-- BEGIN --

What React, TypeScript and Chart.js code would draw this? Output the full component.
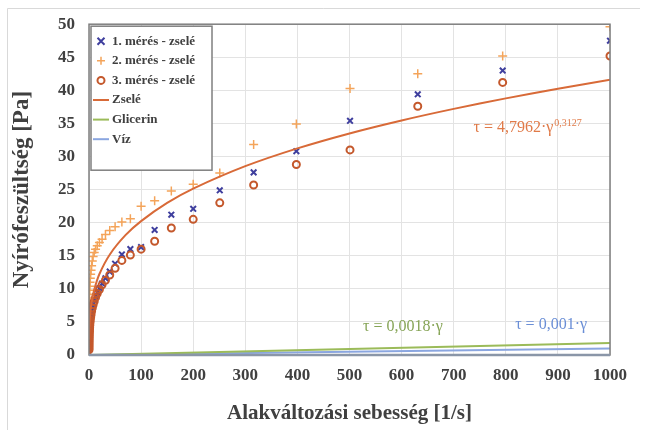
import React, { useEffect, useRef } from "react";
import { Chart, registerables } from "chart.js";

Chart.register(...registerables);

// ---- data ----
const shearRates = [
  0.1, 0.126, 0.158, 0.2, 0.251, 0.316, 0.398, 0.501, 0.631, 0.794,
  1, 1.26, 1.58, 2, 2.51, 3.16, 3.98, 5.01, 6.31, 7.94,
  10, 12.6, 15.8, 20, 25.1, 31.6, 39.8, 50.1, 63.1, 79.4,
  100, 126, 158, 200, 251, 316, 398, 501, 631, 794, 1000,
];
const meres1 = [
  1.0, 1.3, 1.6, 1.9, 2.2, 2.5, 2.8, 3.1, 3.4, 3.7,
  4.0, 4.3, 4.6, 5.0, 5.4, 5.8, 6.2, 6.7, 7.2, 7.7,
  8.3, 8.9, 9.5, 10.1, 10.8, 11.6, 12.6, 13.8, 15.2, 16.0,
  16.3, 18.9, 21.2, 22.1, 24.9, 27.6, 30.8, 35.4, 39.4, 43.0, 47.5,
];
const meres2 = [
  3.5, 4.0, 4.5, 5.0, 5.6, 6.2, 6.8, 7.4, 8.0, 8.6,
  9.2, 9.8, 10.4, 11.0, 11.6, 12.2, 12.8, 13.5, 14.2, 14.9,
  15.5, 16.0, 16.5, 17.0, 17.5, 18.2, 18.8, 19.4, 20.1, 20.6,
  22.5, 23.3, 24.8, 25.8, 27.5, 31.8, 34.9, 40.3, 42.5, 45.2, 49.6,
];
const meres3 = [
  0.8, 1.1, 1.4, 1.7, 2.0, 2.3, 2.6, 2.9, 3.2, 3.5,
  3.8, 4.1, 4.5, 4.9, 5.3, 5.7, 6.1, 6.6, 7.1, 7.6,
  8.1, 8.7, 9.3, 9.9, 10.6, 11.3, 12.1, 13.1, 14.3, 15.1,
  16.0, 17.2, 19.2, 20.5, 23.0, 25.7, 28.8, 31.0, 37.6, 41.2, 45.2,
];
const trendX = [0.1, 0.2, 0.5, 1, 2, 3, 5, 10, 20, 40, 70, 100, 150, 200, 300, 400, 500, 600, 700, 800, 900, 1000];
const trendZsele = [2.34, 2.9, 3.86, 4.8, 5.96, 6.76, 7.93, 9.85, 12.24, 15.2, 18.11, 20.24, 22.98, 25.15, 28.54, 31.23, 33.49, 35.45, 37.2, 38.79, 40.25, 41.6];
const lineX = [0, 1000];
const glicerin = [0, 1.8];
const viz = [0, 1.0];

const seriesLabels = ["1. mérés - zselé", "2. mérés - zselé", "3. mérés - zselé", "Zselé", "Glicerin", "Víz"];
const eqZsele = "τ = 4,7962·γ";
const eqZseleExp = "0,3127";
const eqGlicerin = "τ = 0,0018·γ";
const eqViz = "τ = 0,001·γ";
const xTitle = "Alakváltozási sebesség [1/s]";
const yTitle = "Nyírófeszültség [Pa]";

// ---- styles ----
const C1 = "#3f3f9e";
const C2 = "#f4a45a";
const C3 = "#c4582c";
const CZ = "#d86a38";
const CG = "#9bbb59";
const CV = "#8aa6e0";
const SERIF = '"Liberation Serif", "DejaVu Serif", serif';

function pts(xs: number[], ys: number[]) {
  return xs.map((x, i) => ({ x, y: ys[i] }));
}

function drawMarker(ctx: CanvasRenderingContext2D, kind: string, x: number, y: number, color: string) {
  ctx.save();
  ctx.strokeStyle = color;
  ctx.lineWidth = 2;
  ctx.beginPath();
  if (kind === "x") {
    ctx.moveTo(x - 3.5, y - 3.5); ctx.lineTo(x + 3.5, y + 3.5);
    ctx.moveTo(x + 3.5, y - 3.5); ctx.lineTo(x - 3.5, y + 3.5);
  } else if (kind === "+") {
    ctx.lineWidth = 1.5;
    ctx.moveTo(x - 4, y); ctx.lineTo(x + 4, y);
    ctx.moveTo(x, y - 4); ctx.lineTo(x, y + 4);
  } else if (kind === "o") {
    ctx.arc(x, y, 3.5, 0, Math.PI * 2);
  } else {
    ctx.lineWidth = 2;
    ctx.moveTo(x - 8, y); ctx.lineTo(x + 8, y);
  }
  ctx.stroke();
  ctx.restore();
}

const decorPlugin = {
  id: "decor",
  beforeDraw(chart: any) {
    const ctx = chart.ctx as CanvasRenderingContext2D;
    ctx.save();
    ctx.fillStyle = "#ffffff";
    ctx.fillRect(0, 0, chart.width, chart.height);
    ctx.strokeStyle = "#d9d9d9";
    ctx.lineWidth = 1;
    ctx.beginPath();
    ctx.moveTo(7.5, 430);
    ctx.lineTo(7.5, 8.5);
    ctx.lineTo(640, 8.5);
    ctx.stroke();
    ctx.restore();
  },
  afterDraw(chart: any) {
    const ctx = chart.ctx as CanvasRenderingContext2D;
    const a = chart.chartArea;
    const xs = chart.scales.x;
    const ys = chart.scales.y;
    ctx.save();
    // plot border
    ctx.strokeStyle = "#7f7f7f";
    ctx.lineWidth = 1.5;
    ctx.strokeRect(a.left, a.top, a.right - a.left, a.bottom - a.top);
    ctx.strokeStyle = "#8a96a8";
    ctx.lineWidth = 2.5;
    ctx.beginPath();
    ctx.moveTo(a.left, a.bottom);
    ctx.lineTo(a.right, a.bottom);
    ctx.stroke();

    // legend
    const lx = a.left + 2;
    const ly = a.top + 2;
    const lw = 121;
    const lh = 144;
    ctx.fillStyle = "#ffffff";
    ctx.fillRect(lx, ly, lw, lh);
    ctx.strokeStyle = "#7f7f7f";
    ctx.lineWidth = 1.5;
    ctx.strokeRect(lx, ly, lw, lh);
    const kinds = ["x", "+", "o", "line", "line", "line"];
    const cols = [C1, C2, C3, CZ, CG, CV];
    ctx.font = `bold 13px ${SERIF}`;
    ctx.textBaseline = "middle";
    ctx.textAlign = "left";
    seriesLabels.forEach((lab, i) => {
      const yy = ly + 15 + i * 19.6;
      drawMarker(ctx, kinds[i], lx + 10, yy, cols[i]);
      ctx.fillStyle = "#404040";
      ctx.fillText(lab, lx + 21, yy);
    });

    // equations
    ctx.textBaseline = "middle";
    ctx.font = `16px ${SERIF}`;
    ctx.fillStyle = "#e07a48";
    const ex = xs.getPixelForValue(738);
    const ey = ys.getPixelForValue(34.3);
    ctx.fillText(eqZsele, ex, ey);
    const w = ctx.measureText(eqZsele).width;
    ctx.font = `10px ${SERIF}`;
    ctx.fillText(eqZseleExp, ex + w + 1, ey - 5);

    ctx.font = `16px ${SERIF}`;
    ctx.fillStyle = "#86a456";
    ctx.fillText(eqGlicerin, xs.getPixelForValue(526), ys.getPixelForValue(4.2));
    ctx.fillStyle = "#6a8ed6";
    ctx.fillText(eqViz, xs.getPixelForValue(818), ys.getPixelForValue(4.6));
    ctx.restore();
  },
};

export default function App() {
  const ref = useRef<HTMLCanvasElement | null>(null);
  useEffect(() => {
    if (!ref.current) return;
    const chart = new Chart(ref.current, {
      type: "scatter",
      data: {
        datasets: [
          {
            label: seriesLabels[3],
            type: "line",
            data: pts(trendX, trendZsele),
            borderColor: CZ,
            borderWidth: 2,
            pointRadius: 0,
            tension: 0.3,
            order: 0,
          } as any,
          {
            label: seriesLabels[0],
            data: pts(shearRates, meres1),
            pointStyle: "crossRot",
            pointRadius: 4,
            borderColor: C1,
            backgroundColor: C1,
            pointBorderWidth: 2,
            order: 2,
          },
          {
            label: seriesLabels[1],
            data: pts(shearRates, meres2),
            pointStyle: "cross",
            pointRadius: 4.5,
            borderColor: C2,
            backgroundColor: C2,
            pointBorderWidth: 1.5,
            order: 3,
          },
          {
            label: seriesLabels[2],
            data: pts(shearRates, meres3),
            pointStyle: "circle",
            pointRadius: 3.5,
            borderColor: C3,
            backgroundColor: "rgba(0,0,0,0)",
            pointBorderWidth: 2,
            order: 1,
          },
          {
            label: seriesLabels[4],
            type: "line",
            data: pts(lineX, glicerin),
            borderColor: CG,
            borderWidth: 2,
            pointRadius: 0,
            order: 0,
          } as any,
          {
            label: seriesLabels[5],
            type: "line",
            data: pts(lineX, viz),
            borderColor: CV,
            borderWidth: 2,
            pointRadius: 0,
            order: 0,
          } as any,
        ],
      },
      options: {
        responsive: false,
        animation: false,
        layout: { padding: { left: 8, top: 20, right: 36, bottom: 4 } },
        plugins: {
          legend: { display: false },
          tooltip: { enabled: false },
        },
        scales: {
          x: {
            type: "linear",
            min: 0,
            max: 1000,
            ticks: {
              stepSize: 100,
              color: "#404040",
              font: { family: SERIF, size: 17, weight: "bold" },
              padding: 10,
              callback: (v: any) => String(v),
            },
            grid: { color: "#e3e3e3", tickLength: 0 },
            border: { display: false },
            title: { display: true, text: xTitle, color: "#404040", font: { family: SERIF, size: 21, weight: "bold" }, padding: { top: 10, bottom: 0 } },
            afterFit: (s: any) => { s.height = 71; },
          },
          y: {
            type: "linear",
            min: 0,
            max: 50,
            ticks: {
              stepSize: 5,
              color: "#404040",
              font: { family: SERIF, size: 17, weight: "bold" },
              padding: 14,
              callback: (v: any) => String(v),
            },
            grid: { color: "#e3e3e3", tickLength: 0 },
            border: { display: false },
            title: { display: true, text: yTitle, color: "#404040", font: { family: SERIF, size: 23, weight: "bold" }, padding: { top: 0, bottom: 0 } },
            afterFit: (s: any) => { s.width = 81; },
          },
        },
      },
      plugins: [decorPlugin],
    });
    return () => chart.destroy();
  }, []);
  return (
    <div style={{ position: "fixed", left: 0, top: 0, width: 646, height: 430, background: "#fff" }}>
      <canvas ref={ref} width={646} height={430} style={{ display: "block" }} />
    </div>
  );
}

-- END --

Please extract exactly the lines of the data, from the first through the line containing "Chart.register(...registerables);", and add no pictures to the copy.

What React, TypeScript and Chart.js code would draw this? Output the full component.
import React, { useEffect, useRef } from "react";
import { Chart, registerables } from "chart.js";

Chart.register(...registerables);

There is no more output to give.